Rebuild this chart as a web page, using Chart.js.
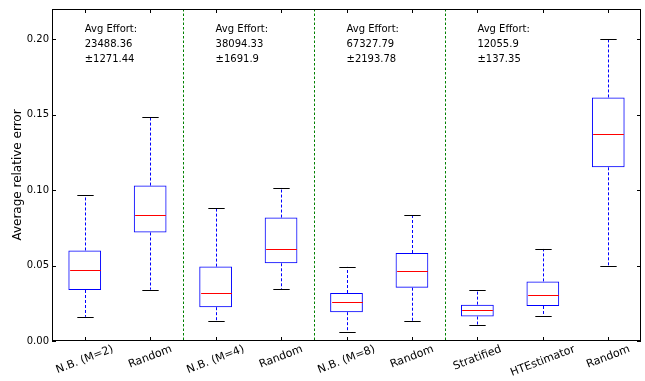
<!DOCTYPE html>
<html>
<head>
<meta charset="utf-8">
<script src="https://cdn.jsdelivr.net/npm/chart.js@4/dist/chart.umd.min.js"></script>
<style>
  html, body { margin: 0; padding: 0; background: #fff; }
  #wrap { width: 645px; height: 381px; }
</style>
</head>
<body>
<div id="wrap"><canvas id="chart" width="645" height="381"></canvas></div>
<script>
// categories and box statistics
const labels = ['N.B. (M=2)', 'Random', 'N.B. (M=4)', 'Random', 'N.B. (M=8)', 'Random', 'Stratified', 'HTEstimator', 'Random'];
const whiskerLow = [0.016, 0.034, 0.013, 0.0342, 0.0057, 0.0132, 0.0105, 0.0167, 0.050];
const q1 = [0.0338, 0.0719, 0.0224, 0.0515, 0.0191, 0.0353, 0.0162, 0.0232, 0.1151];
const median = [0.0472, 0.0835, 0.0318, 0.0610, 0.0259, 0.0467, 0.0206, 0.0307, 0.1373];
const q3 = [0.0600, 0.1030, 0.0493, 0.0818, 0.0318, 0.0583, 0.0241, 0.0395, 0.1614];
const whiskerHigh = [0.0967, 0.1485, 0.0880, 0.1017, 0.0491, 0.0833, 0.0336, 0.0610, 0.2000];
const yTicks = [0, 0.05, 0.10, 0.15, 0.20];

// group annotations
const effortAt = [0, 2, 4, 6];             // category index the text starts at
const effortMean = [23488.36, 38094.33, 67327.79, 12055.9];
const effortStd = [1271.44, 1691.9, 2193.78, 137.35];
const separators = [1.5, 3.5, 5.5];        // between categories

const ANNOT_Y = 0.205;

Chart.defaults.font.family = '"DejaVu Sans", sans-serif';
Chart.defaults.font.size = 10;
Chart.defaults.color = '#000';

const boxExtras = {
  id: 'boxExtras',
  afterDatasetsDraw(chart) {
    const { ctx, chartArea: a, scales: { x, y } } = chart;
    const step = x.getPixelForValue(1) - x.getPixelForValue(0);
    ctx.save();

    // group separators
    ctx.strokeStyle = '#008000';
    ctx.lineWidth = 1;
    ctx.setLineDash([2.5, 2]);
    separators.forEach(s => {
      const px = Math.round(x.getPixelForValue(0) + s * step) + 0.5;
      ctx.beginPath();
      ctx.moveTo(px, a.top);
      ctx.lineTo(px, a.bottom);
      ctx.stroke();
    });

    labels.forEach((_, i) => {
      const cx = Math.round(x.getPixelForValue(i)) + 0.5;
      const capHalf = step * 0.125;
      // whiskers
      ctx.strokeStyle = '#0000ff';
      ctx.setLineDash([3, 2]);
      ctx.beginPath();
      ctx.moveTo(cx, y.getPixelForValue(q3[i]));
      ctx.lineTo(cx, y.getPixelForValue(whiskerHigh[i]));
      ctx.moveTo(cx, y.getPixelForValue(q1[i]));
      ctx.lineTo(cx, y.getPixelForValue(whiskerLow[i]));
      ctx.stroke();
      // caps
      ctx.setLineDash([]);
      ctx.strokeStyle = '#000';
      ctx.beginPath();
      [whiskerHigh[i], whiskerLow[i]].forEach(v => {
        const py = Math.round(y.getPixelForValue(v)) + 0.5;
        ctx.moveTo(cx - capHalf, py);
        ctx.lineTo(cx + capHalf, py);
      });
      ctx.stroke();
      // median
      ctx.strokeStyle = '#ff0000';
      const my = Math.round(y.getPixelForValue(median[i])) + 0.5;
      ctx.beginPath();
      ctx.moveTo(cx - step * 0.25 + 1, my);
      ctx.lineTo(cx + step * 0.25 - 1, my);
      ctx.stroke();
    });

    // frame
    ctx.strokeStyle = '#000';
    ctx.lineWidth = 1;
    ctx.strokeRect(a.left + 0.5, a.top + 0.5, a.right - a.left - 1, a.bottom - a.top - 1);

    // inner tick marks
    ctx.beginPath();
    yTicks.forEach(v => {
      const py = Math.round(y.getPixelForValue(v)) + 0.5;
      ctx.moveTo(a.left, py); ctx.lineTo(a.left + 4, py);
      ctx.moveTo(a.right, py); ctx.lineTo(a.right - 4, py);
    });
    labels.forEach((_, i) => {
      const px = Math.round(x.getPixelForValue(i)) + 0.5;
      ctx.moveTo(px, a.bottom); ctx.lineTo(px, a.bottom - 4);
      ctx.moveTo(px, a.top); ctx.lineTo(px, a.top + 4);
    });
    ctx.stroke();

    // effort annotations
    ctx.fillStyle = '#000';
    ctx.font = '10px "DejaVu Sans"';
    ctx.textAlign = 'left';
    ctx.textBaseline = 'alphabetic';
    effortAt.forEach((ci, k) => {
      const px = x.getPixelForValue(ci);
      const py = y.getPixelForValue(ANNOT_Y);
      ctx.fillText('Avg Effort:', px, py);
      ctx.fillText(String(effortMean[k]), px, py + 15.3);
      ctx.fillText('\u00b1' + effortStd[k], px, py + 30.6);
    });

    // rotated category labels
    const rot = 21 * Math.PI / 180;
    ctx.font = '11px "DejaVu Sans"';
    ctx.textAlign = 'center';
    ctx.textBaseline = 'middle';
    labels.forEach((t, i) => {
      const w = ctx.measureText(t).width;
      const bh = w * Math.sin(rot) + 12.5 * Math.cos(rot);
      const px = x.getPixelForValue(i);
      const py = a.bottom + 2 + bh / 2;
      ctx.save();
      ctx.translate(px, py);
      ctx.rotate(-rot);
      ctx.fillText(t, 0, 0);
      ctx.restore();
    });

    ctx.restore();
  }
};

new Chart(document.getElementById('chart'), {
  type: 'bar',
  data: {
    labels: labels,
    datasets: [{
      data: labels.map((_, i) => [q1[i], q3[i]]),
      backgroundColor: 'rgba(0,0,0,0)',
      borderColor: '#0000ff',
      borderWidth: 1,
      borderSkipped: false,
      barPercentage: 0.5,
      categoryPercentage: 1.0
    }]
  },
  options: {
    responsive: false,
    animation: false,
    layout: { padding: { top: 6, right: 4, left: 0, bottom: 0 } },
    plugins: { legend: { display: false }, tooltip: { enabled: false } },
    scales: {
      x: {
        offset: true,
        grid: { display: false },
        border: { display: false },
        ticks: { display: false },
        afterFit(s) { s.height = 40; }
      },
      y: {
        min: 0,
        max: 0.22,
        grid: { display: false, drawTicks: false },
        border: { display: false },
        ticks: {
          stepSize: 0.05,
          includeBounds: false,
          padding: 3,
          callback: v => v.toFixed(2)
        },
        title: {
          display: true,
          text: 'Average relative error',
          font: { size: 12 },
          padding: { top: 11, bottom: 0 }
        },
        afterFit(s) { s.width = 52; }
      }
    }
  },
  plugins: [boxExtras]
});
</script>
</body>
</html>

________

§ TASK REQUIREMENTS: Repeat, word for word and with no pictures, only the lines running from the beginning of the data to the line that contains "const yTicks = [0, 0.05, 0.10, 0.15, 0.20];".

§ WORKED ANSWER:
Rebuild this chart as a web page, using Chart.js.
<!DOCTYPE html>
<html>
<head>
<meta charset="utf-8">
<script src="https://cdn.jsdelivr.net/npm/chart.js@4/dist/chart.umd.min.js"></script>
<style>
  html, body { margin: 0; padding: 0; background: #fff; }
  #wrap { width: 645px; height: 381px; }
</style>
</head>
<body>
<div id="wrap"><canvas id="chart" width="645" height="381"></canvas></div>
<script>
// categories and box statistics
const labels = ['N.B. (M=2)', 'Random', 'N.B. (M=4)', 'Random', 'N.B. (M=8)', 'Random', 'Stratified', 'HTEstimator', 'Random'];
const whiskerLow = [0.016, 0.034, 0.013, 0.0342, 0.0057, 0.0132, 0.0105, 0.0167, 0.050];
const q1 = [0.0338, 0.0719, 0.0224, 0.0515, 0.0191, 0.0353, 0.0162, 0.0232, 0.1151];
const median = [0.0472, 0.0835, 0.0318, 0.0610, 0.0259, 0.0467, 0.0206, 0.0307, 0.1373];
const q3 = [0.0600, 0.1030, 0.0493, 0.0818, 0.0318, 0.0583, 0.0241, 0.0395, 0.1614];
const whiskerHigh = [0.0967, 0.1485, 0.0880, 0.1017, 0.0491, 0.0833, 0.0336, 0.0610, 0.2000];
const yTicks = [0, 0.05, 0.10, 0.15, 0.20];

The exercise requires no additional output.